EXTRACTED DATA:
- - - - - - -
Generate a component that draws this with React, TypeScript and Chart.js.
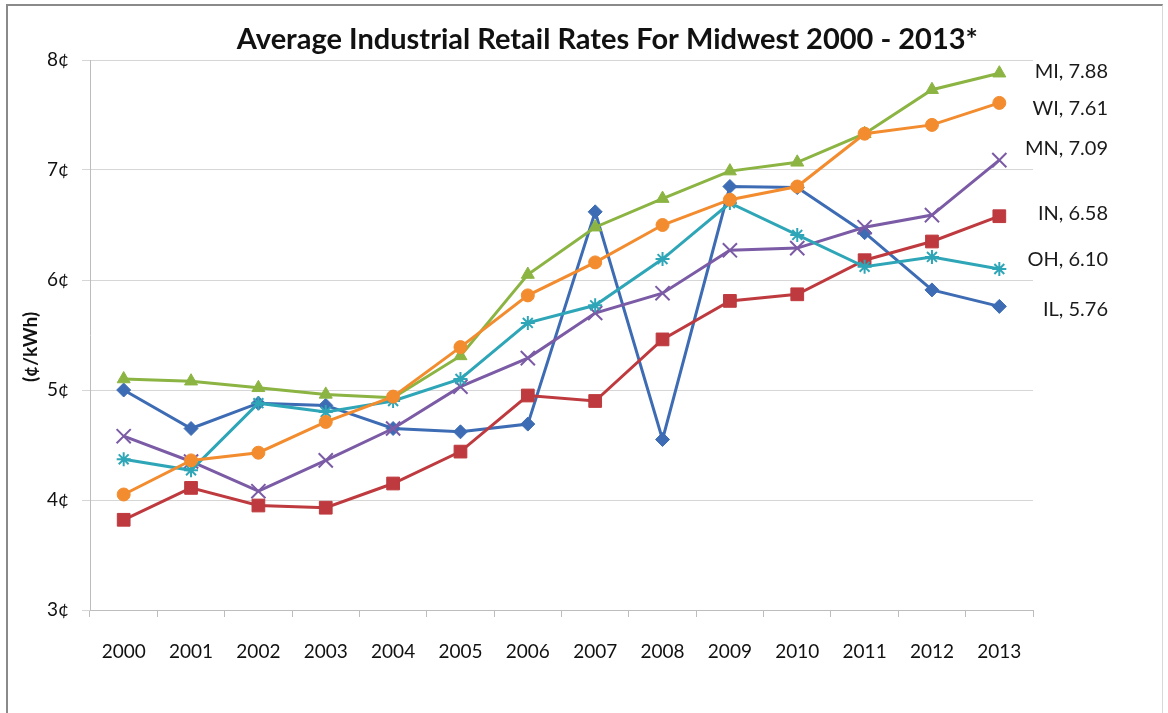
- - - - - - -
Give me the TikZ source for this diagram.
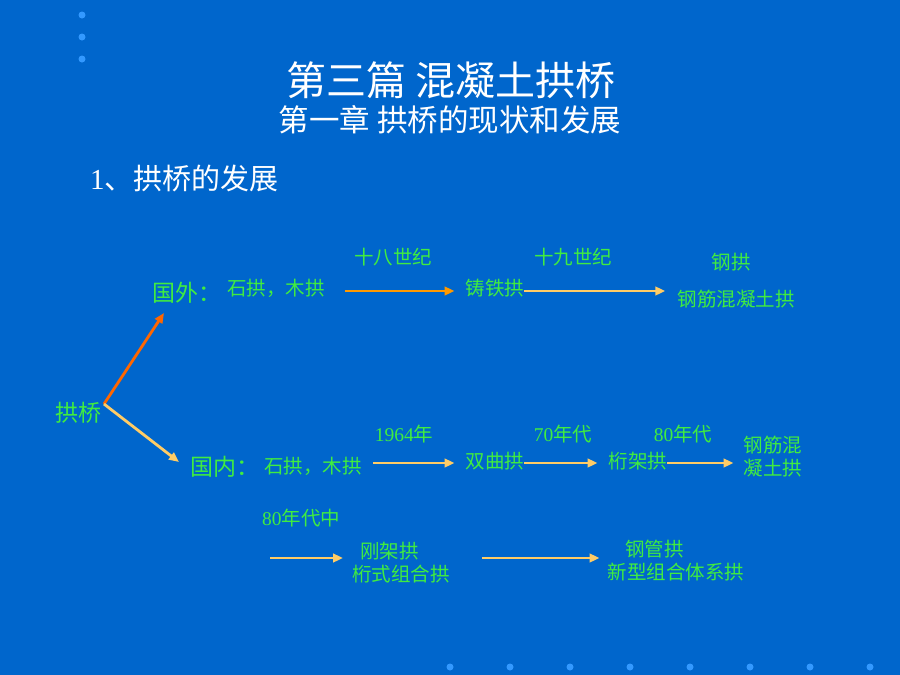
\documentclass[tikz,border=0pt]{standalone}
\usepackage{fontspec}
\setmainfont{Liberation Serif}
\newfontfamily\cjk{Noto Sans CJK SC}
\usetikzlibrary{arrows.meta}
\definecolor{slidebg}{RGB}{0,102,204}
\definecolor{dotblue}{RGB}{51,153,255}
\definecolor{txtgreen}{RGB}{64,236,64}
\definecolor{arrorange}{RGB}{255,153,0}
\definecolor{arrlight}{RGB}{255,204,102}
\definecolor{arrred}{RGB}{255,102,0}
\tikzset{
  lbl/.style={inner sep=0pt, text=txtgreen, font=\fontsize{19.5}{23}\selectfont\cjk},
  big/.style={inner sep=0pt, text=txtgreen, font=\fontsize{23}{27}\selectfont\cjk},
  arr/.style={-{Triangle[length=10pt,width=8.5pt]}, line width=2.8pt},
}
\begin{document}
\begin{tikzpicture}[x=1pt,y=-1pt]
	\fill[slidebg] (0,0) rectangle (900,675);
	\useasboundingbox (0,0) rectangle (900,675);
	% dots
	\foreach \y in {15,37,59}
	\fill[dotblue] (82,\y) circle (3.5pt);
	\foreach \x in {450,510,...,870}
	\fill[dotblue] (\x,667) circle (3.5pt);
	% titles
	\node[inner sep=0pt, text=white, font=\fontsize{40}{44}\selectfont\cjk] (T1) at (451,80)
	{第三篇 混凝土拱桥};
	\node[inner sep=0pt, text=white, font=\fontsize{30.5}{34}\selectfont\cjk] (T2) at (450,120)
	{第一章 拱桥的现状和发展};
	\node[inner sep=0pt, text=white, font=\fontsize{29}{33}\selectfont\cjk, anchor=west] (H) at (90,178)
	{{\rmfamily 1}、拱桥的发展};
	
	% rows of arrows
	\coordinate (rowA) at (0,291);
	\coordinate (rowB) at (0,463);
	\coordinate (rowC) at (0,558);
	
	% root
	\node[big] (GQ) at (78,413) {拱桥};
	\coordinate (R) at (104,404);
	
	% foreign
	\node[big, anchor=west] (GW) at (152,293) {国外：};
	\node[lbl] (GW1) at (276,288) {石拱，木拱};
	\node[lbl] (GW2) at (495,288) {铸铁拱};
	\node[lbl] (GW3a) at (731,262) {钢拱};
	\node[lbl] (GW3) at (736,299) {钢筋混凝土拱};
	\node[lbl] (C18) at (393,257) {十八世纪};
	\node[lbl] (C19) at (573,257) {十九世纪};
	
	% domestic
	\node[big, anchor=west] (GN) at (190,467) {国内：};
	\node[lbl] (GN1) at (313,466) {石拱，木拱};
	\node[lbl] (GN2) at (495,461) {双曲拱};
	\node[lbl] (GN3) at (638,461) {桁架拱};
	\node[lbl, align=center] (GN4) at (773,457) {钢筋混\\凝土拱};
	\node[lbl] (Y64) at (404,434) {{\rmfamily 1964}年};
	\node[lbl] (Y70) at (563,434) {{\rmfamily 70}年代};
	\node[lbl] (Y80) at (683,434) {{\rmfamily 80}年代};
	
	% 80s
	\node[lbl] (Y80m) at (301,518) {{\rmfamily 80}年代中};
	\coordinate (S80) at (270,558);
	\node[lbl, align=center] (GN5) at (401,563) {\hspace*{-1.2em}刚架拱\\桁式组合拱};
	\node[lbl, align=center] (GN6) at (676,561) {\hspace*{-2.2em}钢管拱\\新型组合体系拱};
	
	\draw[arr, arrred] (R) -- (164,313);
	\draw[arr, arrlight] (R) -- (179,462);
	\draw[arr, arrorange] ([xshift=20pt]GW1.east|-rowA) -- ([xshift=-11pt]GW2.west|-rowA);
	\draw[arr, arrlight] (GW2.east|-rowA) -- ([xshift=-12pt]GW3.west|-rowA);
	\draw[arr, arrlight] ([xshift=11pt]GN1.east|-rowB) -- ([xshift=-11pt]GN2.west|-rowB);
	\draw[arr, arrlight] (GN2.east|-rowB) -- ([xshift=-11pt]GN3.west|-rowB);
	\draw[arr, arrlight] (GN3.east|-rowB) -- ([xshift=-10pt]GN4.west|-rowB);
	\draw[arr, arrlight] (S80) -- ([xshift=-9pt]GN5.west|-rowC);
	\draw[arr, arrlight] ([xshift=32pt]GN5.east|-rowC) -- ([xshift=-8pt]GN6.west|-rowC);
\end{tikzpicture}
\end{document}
- - - - - - -
PROBLEM REQUIREMENTS: In the entries above, identify every line with the string "this".

COMPLETE OUTPUT:
Generate a component that draws this with React, TypeScript and Chart.js.
Give me the TikZ source for this diagram.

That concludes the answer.